DO THIS:
Make an exact transcription of the material, leaving out all images.

(begin)

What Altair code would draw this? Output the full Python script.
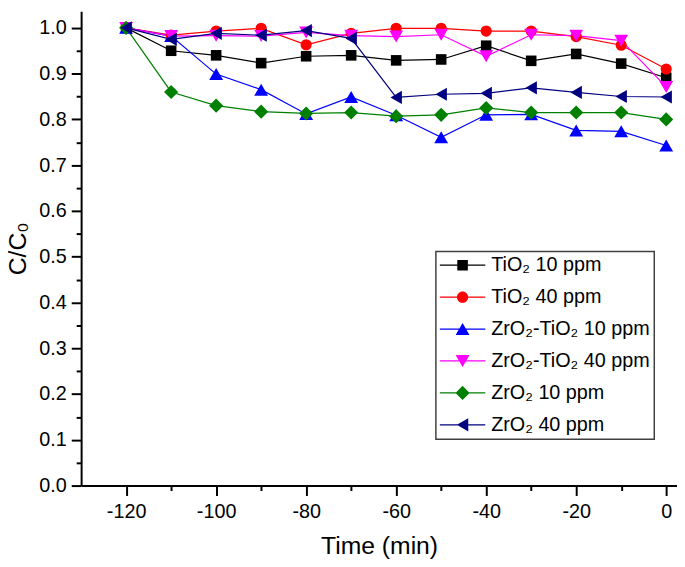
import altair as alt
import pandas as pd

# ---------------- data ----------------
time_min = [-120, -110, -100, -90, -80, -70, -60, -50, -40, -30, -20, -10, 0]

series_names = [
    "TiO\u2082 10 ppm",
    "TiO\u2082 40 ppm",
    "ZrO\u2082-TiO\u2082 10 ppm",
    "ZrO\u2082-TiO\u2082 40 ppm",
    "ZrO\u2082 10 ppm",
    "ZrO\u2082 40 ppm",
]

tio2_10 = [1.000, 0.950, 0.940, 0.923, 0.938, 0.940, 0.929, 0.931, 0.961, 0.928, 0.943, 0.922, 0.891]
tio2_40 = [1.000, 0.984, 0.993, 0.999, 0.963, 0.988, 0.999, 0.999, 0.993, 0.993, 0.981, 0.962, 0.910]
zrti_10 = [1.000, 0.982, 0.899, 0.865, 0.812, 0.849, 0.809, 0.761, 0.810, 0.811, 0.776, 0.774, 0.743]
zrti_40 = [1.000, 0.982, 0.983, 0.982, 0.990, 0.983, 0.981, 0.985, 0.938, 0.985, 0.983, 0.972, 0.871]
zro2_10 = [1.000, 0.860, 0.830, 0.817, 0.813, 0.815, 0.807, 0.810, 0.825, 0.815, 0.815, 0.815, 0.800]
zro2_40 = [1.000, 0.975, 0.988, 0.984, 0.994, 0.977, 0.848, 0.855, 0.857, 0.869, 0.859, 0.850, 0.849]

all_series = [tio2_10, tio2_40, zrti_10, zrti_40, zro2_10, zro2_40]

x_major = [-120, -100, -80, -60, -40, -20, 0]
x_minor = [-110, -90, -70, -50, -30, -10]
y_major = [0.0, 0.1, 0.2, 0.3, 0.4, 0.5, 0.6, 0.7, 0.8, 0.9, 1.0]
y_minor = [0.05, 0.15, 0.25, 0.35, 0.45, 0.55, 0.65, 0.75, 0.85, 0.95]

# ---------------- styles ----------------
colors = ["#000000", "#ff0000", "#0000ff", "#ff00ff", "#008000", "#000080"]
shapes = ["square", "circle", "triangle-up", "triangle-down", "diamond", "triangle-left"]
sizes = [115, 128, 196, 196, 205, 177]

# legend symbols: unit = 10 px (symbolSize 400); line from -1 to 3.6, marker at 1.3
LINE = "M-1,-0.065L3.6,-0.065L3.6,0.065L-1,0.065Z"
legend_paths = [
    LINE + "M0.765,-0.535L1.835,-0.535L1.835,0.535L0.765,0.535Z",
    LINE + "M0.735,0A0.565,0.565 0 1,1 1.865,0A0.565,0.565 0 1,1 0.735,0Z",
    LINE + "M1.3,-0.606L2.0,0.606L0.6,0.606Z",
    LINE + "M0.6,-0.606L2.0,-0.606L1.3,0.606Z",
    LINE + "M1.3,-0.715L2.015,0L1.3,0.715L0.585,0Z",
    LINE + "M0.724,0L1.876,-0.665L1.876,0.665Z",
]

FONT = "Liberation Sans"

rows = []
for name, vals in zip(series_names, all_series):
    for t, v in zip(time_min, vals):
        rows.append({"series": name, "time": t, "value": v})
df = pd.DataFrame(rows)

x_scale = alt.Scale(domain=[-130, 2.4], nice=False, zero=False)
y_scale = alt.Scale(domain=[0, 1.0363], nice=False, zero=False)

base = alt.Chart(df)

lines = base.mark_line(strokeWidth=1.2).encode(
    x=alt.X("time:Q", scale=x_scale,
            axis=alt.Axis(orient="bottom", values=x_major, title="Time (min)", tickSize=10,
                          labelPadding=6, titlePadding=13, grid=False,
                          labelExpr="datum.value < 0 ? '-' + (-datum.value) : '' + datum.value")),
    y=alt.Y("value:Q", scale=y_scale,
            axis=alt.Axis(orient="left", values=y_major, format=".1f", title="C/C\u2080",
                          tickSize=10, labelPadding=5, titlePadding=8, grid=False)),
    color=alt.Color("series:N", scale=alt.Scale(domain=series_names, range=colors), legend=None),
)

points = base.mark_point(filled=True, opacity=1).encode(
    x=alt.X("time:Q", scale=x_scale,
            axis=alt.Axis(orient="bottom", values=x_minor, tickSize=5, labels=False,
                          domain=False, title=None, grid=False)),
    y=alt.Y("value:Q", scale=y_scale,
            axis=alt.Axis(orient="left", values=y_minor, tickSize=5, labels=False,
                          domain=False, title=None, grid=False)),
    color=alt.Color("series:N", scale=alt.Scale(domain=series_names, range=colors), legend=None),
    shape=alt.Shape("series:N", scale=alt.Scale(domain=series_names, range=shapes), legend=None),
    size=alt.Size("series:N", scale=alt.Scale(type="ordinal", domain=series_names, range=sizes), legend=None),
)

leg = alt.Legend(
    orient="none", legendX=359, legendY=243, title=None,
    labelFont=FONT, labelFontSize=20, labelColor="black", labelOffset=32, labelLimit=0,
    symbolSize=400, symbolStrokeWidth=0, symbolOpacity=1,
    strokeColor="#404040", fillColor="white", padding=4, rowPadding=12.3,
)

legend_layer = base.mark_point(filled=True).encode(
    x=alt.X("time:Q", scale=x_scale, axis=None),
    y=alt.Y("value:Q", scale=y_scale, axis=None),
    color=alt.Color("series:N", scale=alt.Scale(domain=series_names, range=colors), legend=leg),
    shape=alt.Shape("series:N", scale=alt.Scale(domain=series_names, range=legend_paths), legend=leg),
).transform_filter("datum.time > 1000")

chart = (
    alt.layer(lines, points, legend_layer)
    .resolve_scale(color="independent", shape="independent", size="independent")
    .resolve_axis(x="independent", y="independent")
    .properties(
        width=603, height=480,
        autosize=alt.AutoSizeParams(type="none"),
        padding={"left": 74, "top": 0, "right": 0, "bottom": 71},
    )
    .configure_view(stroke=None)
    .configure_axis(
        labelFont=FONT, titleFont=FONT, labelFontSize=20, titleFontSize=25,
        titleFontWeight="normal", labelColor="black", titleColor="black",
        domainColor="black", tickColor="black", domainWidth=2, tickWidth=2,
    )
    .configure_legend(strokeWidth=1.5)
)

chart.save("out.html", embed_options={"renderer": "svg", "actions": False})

(end)

EXERCISE ANSWER:
What Altair code would draw this? Output the full Python script.
import altair as alt
import pandas as pd

# ---------------- data ----------------
time_min = [-120, -110, -100, -90, -80, -70, -60, -50, -40, -30, -20, -10, 0]

series_names = [
    "TiO\u2082 10 ppm",
    "TiO\u2082 40 ppm",
    "ZrO\u2082-TiO\u2082 10 ppm",
    "ZrO\u2082-TiO\u2082 40 ppm",
    "ZrO\u2082 10 ppm",
    "ZrO\u2082 40 ppm",
]

tio2_10 = [1.000, 0.950, 0.940, 0.923, 0.938, 0.940, 0.929, 0.931, 0.961, 0.928, 0.943, 0.922, 0.891]
tio2_40 = [1.000, 0.984, 0.993, 0.999, 0.963, 0.988, 0.999, 0.999, 0.993, 0.993, 0.981, 0.962, 0.910]
zrti_10 = [1.000, 0.982, 0.899, 0.865, 0.812, 0.849, 0.809, 0.761, 0.810, 0.811, 0.776, 0.774, 0.743]
zrti_40 = [1.000, 0.982, 0.983, 0.982, 0.990, 0.983, 0.981, 0.985, 0.938, 0.985, 0.983, 0.972, 0.871]
zro2_10 = [1.000, 0.860, 0.830, 0.817, 0.813, 0.815, 0.807, 0.810, 0.825, 0.815, 0.815, 0.815, 0.800]
zro2_40 = [1.000, 0.975, 0.988, 0.984, 0.994, 0.977, 0.848, 0.855, 0.857, 0.869, 0.859, 0.850, 0.849]

all_series = [tio2_10, tio2_40, zrti_10, zrti_40, zro2_10, zro2_40]

x_major = [-120, -100, -80, -60, -40, -20, 0]
x_minor = [-110, -90, -70, -50, -30, -10]
y_major = [0.0, 0.1, 0.2, 0.3, 0.4, 0.5, 0.6, 0.7, 0.8, 0.9, 1.0]
y_minor = [0.05, 0.15, 0.25, 0.35, 0.45, 0.55, 0.65, 0.75, 0.85, 0.95]

# ---------------- styles ----------------
colors = ["#000000", "#ff0000", "#0000ff", "#ff00ff", "#008000", "#000080"]
shapes = ["square", "circle", "triangle-up", "triangle-down", "diamond", "triangle-left"]
sizes = [115, 128, 196, 196, 205, 177]

# legend symbols: unit = 10 px (symbolSize 400); line from -1 to 3.6, marker at 1.3
LINE = "M-1,-0.065L3.6,-0.065L3.6,0.065L-1,0.065Z"
legend_paths = [
    LINE + "M0.765,-0.535L1.835,-0.535L1.835,0.535L0.765,0.535Z",
    LINE + "M0.735,0A0.565,0.565 0 1,1 1.865,0A0.565,0.565 0 1,1 0.735,0Z",
    LINE + "M1.3,-0.606L2.0,0.606L0.6,0.606Z",
    LINE + "M0.6,-0.606L2.0,-0.606L1.3,0.606Z",
    LINE + "M1.3,-0.715L2.015,0L1.3,0.715L0.585,0Z",
    LINE + "M0.724,0L1.876,-0.665L1.876,0.665Z",
]

FONT = "Liberation Sans"

rows = []
for name, vals in zip(series_names, all_series):
    for t, v in zip(time_min, vals):
        rows.append({"series": name, "time": t, "value": v})
df = pd.DataFrame(rows)

x_scale = alt.Scale(domain=[-130, 2.4], nice=False, zero=False)
y_scale = alt.Scale(domain=[0, 1.0363], nice=False, zero=False)

base = alt.Chart(df)

lines = base.mark_line(strokeWidth=1.2).encode(
    x=alt.X("time:Q", scale=x_scale,
            axis=alt.Axis(orient="bottom", values=x_major, title="Time (min)", tickSize=10,
                          labelPadding=6, titlePadding=13, grid=False,
                          labelExpr="datum.value < 0 ? '-' + (-datum.value) : '' + datum.value")),
    y=alt.Y("value:Q", scale=y_scale,
            axis=alt.Axis(orient="left", values=y_major, format=".1f", title="C/C\u2080",
                          tickSize=10, labelPadding=5, titlePadding=8, grid=False)),
    color=alt.Color("series:N", scale=alt.Scale(domain=series_names, range=colors), legend=None),
)

points = base.mark_point(filled=True, opacity=1).encode(
    x=alt.X("time:Q", scale=x_scale,
            axis=alt.Axis(orient="bottom", values=x_minor, tickSize=5, labels=False,
                          domain=False, title=None, grid=False)),
    y=alt.Y("value:Q", scale=y_scale,
            axis=alt.Axis(orient="left", values=y_minor, tickSize=5, labels=False,
                          domain=False, title=None, grid=False)),
    color=alt.Color("series:N", scale=alt.Scale(domain=series_names, range=colors), legend=None),
    shape=alt.Shape("series:N", scale=alt.Scale(domain=series_names, range=shapes), legend=None),
    size=alt.Size("series:N", scale=alt.Scale(type="ordinal", domain=series_names, range=sizes), legend=None),
)

leg = alt.Legend(
    orient="none", legendX=359, legendY=243, title=None,
    labelFont=FONT, labelFontSize=20, labelColor="black", labelOffset=32, labelLimit=0,
    symbolSize=400, symbolStrokeWidth=0, symbolOpacity=1,
    strokeColor="#404040", fillColor="white", padding=4, rowPadding=12.3,
)

legend_layer = base.mark_point(filled=True).encode(
    x=alt.X("time:Q", scale=x_scale, axis=None),
    y=alt.Y("value:Q", scale=y_scale, axis=None),
    color=alt.Color("series:N", scale=alt.Scale(domain=series_names, range=colors), legend=leg),
    shape=alt.Shape("series:N", scale=alt.Scale(domain=series_names, range=legend_paths), legend=leg),
).transform_filter("datum.time > 1000")

chart = (
    alt.layer(lines, points, legend_layer)
    .resolve_scale(color="independent", shape="independent", size="independent")
    .resolve_axis(x="independent", y="independent")
    .properties(
        width=603, height=480,
        autosize=alt.AutoSizeParams(type="none"),
        padding={"left": 74, "top": 0, "right": 0, "bottom": 71},
    )
    .configure_view(stroke=None)
    .configure_axis(
        labelFont=FONT, titleFont=FONT, labelFontSize=20, titleFontSize=25,
        titleFontWeight="normal", labelColor="black", titleColor="black",
        domainColor="black", tickColor="black", domainWidth=2, tickWidth=2,
    )
    .configure_legend(strokeWidth=1.5)
)

chart.save("out.html", embed_options={"renderer": "svg", "actions": False})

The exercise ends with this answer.